Movie Review: “Inside Out”

Amy Poehler, Phyllis Smith, Mindy Kaling, Bill Hader, Lewis Black, Richard Kind, Diane Lane, Kyle MacLachlan
Pete Docter & Ronaldo Del Carmen

“Inside Out” has a sweet, entertaining story at its core, but it requires one of the characters to act like a complete idiot in order to set it into motion, and no matter how enjoyable the rest of the movie may be – and thankfully, it is – those acts will linger in the back of your mind, which, come to think of it, the filmmakers might find ironically funny. It’s not, though; it’s a shortcut, the kind of thing Pixar steadfastly avoided in their storytelling for well over a decade, and now that they have been getting their asses kicked by their peers at Disney Animation (“Frozen,” “Wreck-It Ralph,” “Big Hero 6”) for the last three years, you’d think that they would come up with a better story than this. And to be fair, they came up with a good concept; it just has a bad setup.

As Riley Anderson (Kaitlyn Dias) is born, we see her emotions being “born,” as it were, in her head. The first two, as one might imagine, are Joy (Amy Poehler) and Sadness (Phyllis Smith), but they are soon joined by Fear (Bill Hader), Anger (Lewis Black, in the part he was born to play), and Disgust (Mindy Kaling). Most of the time, Joy is in charge of Riley’s emotions because Riley lives a charmed life, but when Riley’s father moves the family from Minnesota to San Francisco for a work opportunity, Riley’s emotions are all out of whack, a problem that is worsened when Sadness continues to taint core memories so that they turn from happy ones to sad ones in Riley’s mind. In her attempt to stop this from happening, Joy tries to take control of the situation, but in the process, she and Sadness accidentally get transferred to Riley’s long-term memory and far away from the control panel, leaving Fear, Anger and Disgust in charge. Riley becomes an emotional wreck, and the longer Joy is away, the worse things get.

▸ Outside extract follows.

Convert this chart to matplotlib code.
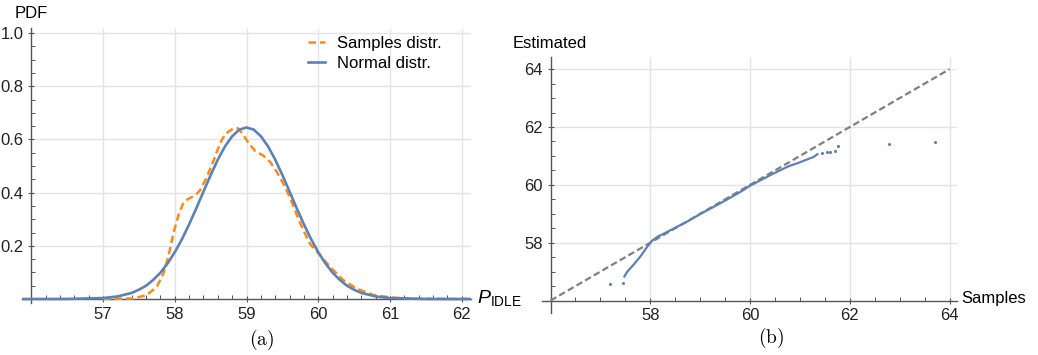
import matplotlib
matplotlib.use("Agg")
import matplotlib.pyplot as plt
from matplotlib.ticker import MultipleLocator

plt.rcParams['font.family'] = ['Liberation Sans', 'DejaVu Sans']
plt.rcParams['mathtext.fontset'] = 'custom'
plt.rcParams['mathtext.rm'] = 'Liberation Sans'
plt.rcParams['mathtext.it'] = 'Liberation Sans:italic'

# (a) PDF curves
normal_x = [55.87, 56.5, 57.0, 57.2, 57.4, 57.5, 57.6, 57.7, 57.8, 57.9, 58.0, 58.1, 58.2,
            58.3, 58.4, 58.5, 58.6, 58.7, 58.8, 58.9, 59.0, 59.1, 59.2, 59.3, 59.4, 59.5,
            59.6, 59.7, 59.8, 59.9, 60.0, 60.1, 60.2, 60.3, 60.4, 60.5, 60.6, 60.8, 61.0,
            61.5, 62.13]
normal_y = [0.0, 0.0002, 0.0036, 0.0095, 0.023, 0.035, 0.050, 0.072, 0.099, 0.134, 0.176,
            0.225, 0.281, 0.341, 0.404, 0.466, 0.524, 0.574, 0.612, 0.637, 0.645, 0.637,
            0.612, 0.574, 0.524, 0.466, 0.404, 0.341, 0.281, 0.225, 0.176, 0.134, 0.099,
            0.072, 0.050, 0.035, 0.023, 0.0095, 0.0036, 0.0002, 0.0]

samples_x = [57.0, 57.42, 57.61, 57.75, 57.84, 57.91, 57.98, 58.05, 58.12, 58.19, 58.28,
             58.35, 58.44, 58.54, 58.63, 58.70, 58.82, 58.88, 58.95, 59.02, 59.12, 59.23,
             59.33, 59.42, 59.51, 59.60, 59.74, 59.88, 60.0, 60.16, 60.35, 60.53, 60.77,
             61.04, 61.37, 62.13]
samples_y = [0.0, 0.002, 0.015, 0.046, 0.096, 0.159, 0.247, 0.315, 0.362, 0.377, 0.389,
             0.408, 0.455, 0.52, 0.585, 0.62, 0.642, 0.642, 0.62, 0.59, 0.556, 0.54,
             0.515, 0.479, 0.435, 0.385, 0.29, 0.209, 0.172, 0.122, 0.071, 0.04, 0.015,
             0.005, 0.001, 0.0]

# (b) Q-Q plot
qq_x = [57.48, 57.54, 57.66, 57.80, 57.93, 58.03, 58.14, 58.30, 58.47, 58.74, 59.00,
        59.40, 59.81, 59.99, 60.41, 60.61, 60.78, 60.94, 61.28, 61.35]
qq_y = [56.83, 57.00, 57.23, 57.52, 57.84, 58.06, 58.20, 58.34, 58.49, 58.73, 58.99,
        59.36, 59.76, 59.96, 60.34, 60.51, 60.65, 60.74, 60.97, 61.06]
out_x = [57.20, 57.46, 61.45, 61.55, 61.60, 61.71, 61.76, 62.78, 63.70]
out_y = [56.57, 56.62, 61.09, 61.12, 61.12, 61.17, 61.34, 61.42, 61.49]
ref_line = [56, 64]

pdf_xticks = [57, 58, 59, 60, 61, 62]
pdf_yticks = [0.2, 0.4, 0.6, 0.8, 1.0]
qq_ticks = [58, 60, 62, 64]

blue = '#5e81b5'
orange = '#ff8a1c'
grid_c = '#e4e4e4'
axis_c = '#555555'
fs = 12

fig = plt.figure(figsize=(10.38, 3.55), dpi=100)


def style_axes(ax, x0, y0, xmaj, ymaj, xmin, ymin, xlim, ylim):
    ax.set_xlim(*xlim)
    ax.set_ylim(*ylim)
    for s in ['top', 'right']:
        ax.spines[s].set_visible(False)
    ax.spines['left'].set_position(('data', x0))
    ax.spines['bottom'].set_position(('data', y0))
    for s in ['left', 'bottom']:
        ax.spines[s].set_color(axis_c)
        ax.spines[s].set_linewidth(1.0)
    ax.set_xticks(xmaj)
    ax.set_yticks(ymaj)
    ax.xaxis.set_minor_locator(MultipleLocator(xmin))
    ax.yaxis.set_minor_locator(MultipleLocator(ymin))
    ax.tick_params(which='major', direction='inout', length=5, width=0.8,
                   colors=axis_c, labelcolor='#222222', labelsize=fs, pad=3)
    ax.tick_params(which='minor', direction='in', length=3, width=0.7, colors=axis_c)
    # grid from the axes origin onwards
    ax.vlines(xmaj, y0, ylim[1], color=grid_c, lw=1.0, zorder=0)
    ax.hlines(ymaj, x0, xlim[1], color=grid_c, lw=1.0, zorder=0)


ax1 = fig.add_axes([0.0212, 0.1465, 0.4326, 0.7746])
style_axes(ax1, 56, 0, pdf_xticks, pdf_yticks, 0.2, 0.05,
           (55.87, 62.13), (-0.015, 1.019))
ax1.set_yticklabels(['0.2', '0.4', '0.6', '0.8', '1.0'])
ax1.plot(samples_x, samples_y, color=orange, lw=1.8, ls=(0, (3, 1.6)),
         label='Samples distr.', zorder=3)
ax1.plot(normal_x, normal_y, color=blue, lw=1.9, label='Normal distr.', zorder=4)
ax1.legend(loc='upper left', bbox_to_anchor=(300 / 1038, 1 - 28 / 355),
           bbox_transform=fig.transFigure, frameon=False, fontsize=fs,
           handlelength=1.0, handletextpad=0.7, labelspacing=0.3, borderpad=0)

ax2 = fig.add_axes([0.5222, 0.1183, 0.3998, 0.7211])
style_axes(ax2, 56, 56, qq_ticks, qq_ticks, 0.5, 0.5,
           (55.83, 64.15), (55.57, 64.42))
ax2.plot(ref_line, ref_line, color='#808080', lw=1.6, ls=(0, (3, 1.5)), zorder=3)
ax2.plot(qq_x, qq_y, color=blue, lw=1.6, zorder=4)
ax2.scatter(out_x, out_y, s=5, color=blue, lw=0, zorder=4)

fig.text(31 / 1038, 1 - 13 / 355, 'PDF', ha='center', va='center', fontsize=fs)
fig.text(550 / 1038, 1 - 44 / 355, 'Estimated', ha='center', va='center', fontsize=fs)
fig.text(477 / 1038, 1 - 298 / 355, r'$P_{\mathrm{IDLE}}$', ha='left', va='center',
         fontsize=14)
fig.text(961 / 1038, 1 - 299 / 355, 'Samples', ha='left', va='center', fontsize=fs)
fig.text(262 / 1038, 1 - 340 / 355, r'$\mathrm{(a)}$', ha='center', va='center',
         fontsize=14, math_fontfamily='cm')
fig.text(771 / 1038, 1 - 338 / 355, r'$\mathrm{(b)}$', ha='center', va='center',
         fontsize=14, math_fontfamily='cm')

fig.savefig('out.png', dpi=100)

So now you know what the problem is: Sadness. She starts ruining perfectly good memories by touching them, and even after she learns what the consequences are when she does that, she does it again and again. The five emotions are voiced by adults and almost always act like adults, but for the sake of getting the story to the next level, they decide to make Sadness start acting like a cat, which, damn it, is something else the filmmakers might find ironically funny. Once again, it’s not, though.

Once the story gets past its “For God’s sake, would you please stop doing the stupid thing?” setup, it becomes wildly creative, and drops a fair amount of science in the process in terms of how the brain stores information. The movie delves into how important information is often lost because it isn’t retrieved often enough, it emphasizes the importance of an active imagination, but the best part is when Joy and Sadness experience the abstract thinking part of the brain. That sequence is one of the most brilliant things Pixar has ever done.

The one thing the movie absolutely nails is the landing, which stresses the importance of being in touch with all of your emotions for the sake of mental health. (And definitely stay for the credits, as they offer amusing insight into the minds of people, and non-people, outside of Riley’s family.) Everyone wants to always be joyful, but that simply isn’t the case in life; there will be times when it’s all right to be scared, or angry, or sad, and people should embrace those moments, rather than deny them. That’s an important message for people of all ages, but particularly tween kids like Riley.

The ads for “Inside Out” are calling it the best Pixar film since “Up,” which is coincidentally the last Pixar film directed by the same man who directed “Inside Out” (Pete Docter). That might be the reason people are saying that, but it’s not true. In fact, it’s the best Pixar film since “Toy Story 3,” which is a really nice way of saying that it’s a two-run double in the corner from a studio that, until recently, had hit nothing but home runs. It’s good, often great, but Pixar has shown us that they can do better.